== PROBLEM DESCRIPTION ==
Wherever the word "this" appears in a line, copy that line.

== LISTED RECORDS ==

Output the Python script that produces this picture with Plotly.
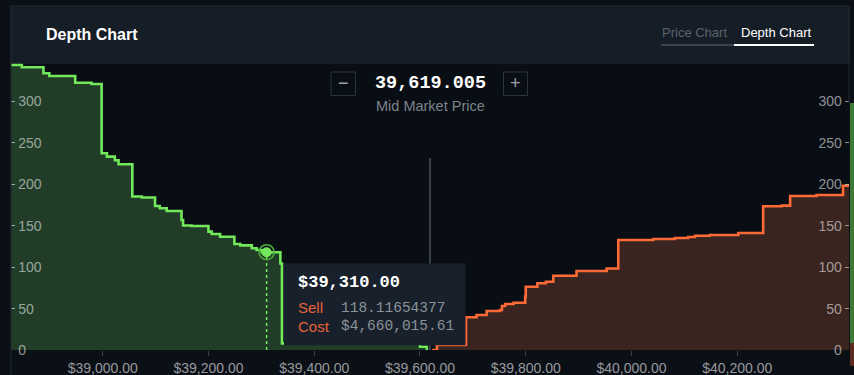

...

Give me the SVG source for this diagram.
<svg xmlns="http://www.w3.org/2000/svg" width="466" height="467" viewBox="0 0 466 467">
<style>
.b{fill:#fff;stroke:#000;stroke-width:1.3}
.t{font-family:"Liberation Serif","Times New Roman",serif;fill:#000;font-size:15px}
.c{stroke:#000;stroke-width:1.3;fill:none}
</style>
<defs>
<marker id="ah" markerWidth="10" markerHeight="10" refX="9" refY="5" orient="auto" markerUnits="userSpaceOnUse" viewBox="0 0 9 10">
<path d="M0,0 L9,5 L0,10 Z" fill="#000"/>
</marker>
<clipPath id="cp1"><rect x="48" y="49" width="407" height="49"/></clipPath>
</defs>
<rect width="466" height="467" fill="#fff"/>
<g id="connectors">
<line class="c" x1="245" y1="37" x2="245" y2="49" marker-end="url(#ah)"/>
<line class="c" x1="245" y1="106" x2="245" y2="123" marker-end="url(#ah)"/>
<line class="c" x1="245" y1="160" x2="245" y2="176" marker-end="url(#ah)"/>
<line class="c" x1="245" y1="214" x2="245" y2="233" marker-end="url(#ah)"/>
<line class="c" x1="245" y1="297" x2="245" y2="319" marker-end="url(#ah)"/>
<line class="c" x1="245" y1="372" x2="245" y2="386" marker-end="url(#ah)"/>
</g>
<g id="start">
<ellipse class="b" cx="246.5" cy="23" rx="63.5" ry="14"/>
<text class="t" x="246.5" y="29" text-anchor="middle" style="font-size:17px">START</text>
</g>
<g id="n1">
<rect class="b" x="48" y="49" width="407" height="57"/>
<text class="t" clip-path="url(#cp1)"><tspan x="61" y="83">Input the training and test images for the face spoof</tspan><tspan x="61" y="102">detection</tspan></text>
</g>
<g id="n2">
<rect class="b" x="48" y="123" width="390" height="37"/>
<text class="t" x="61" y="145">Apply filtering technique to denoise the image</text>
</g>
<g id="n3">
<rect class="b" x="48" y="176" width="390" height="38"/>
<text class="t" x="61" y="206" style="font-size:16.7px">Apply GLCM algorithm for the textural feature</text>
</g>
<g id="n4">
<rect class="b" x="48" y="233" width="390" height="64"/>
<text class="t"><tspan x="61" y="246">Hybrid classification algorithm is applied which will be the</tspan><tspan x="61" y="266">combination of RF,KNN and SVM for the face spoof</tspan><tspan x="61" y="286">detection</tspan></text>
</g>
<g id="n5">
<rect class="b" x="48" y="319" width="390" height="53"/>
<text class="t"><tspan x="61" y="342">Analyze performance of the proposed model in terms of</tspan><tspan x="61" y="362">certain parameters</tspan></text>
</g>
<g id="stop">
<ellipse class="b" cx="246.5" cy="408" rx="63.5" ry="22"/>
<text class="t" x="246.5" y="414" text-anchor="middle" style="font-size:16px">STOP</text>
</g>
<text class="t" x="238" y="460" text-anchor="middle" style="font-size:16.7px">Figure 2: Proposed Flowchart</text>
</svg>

== IN RESPONSE ==
Output the Python script that produces this picture with Plotly.
Give me the SVG source for this diagram.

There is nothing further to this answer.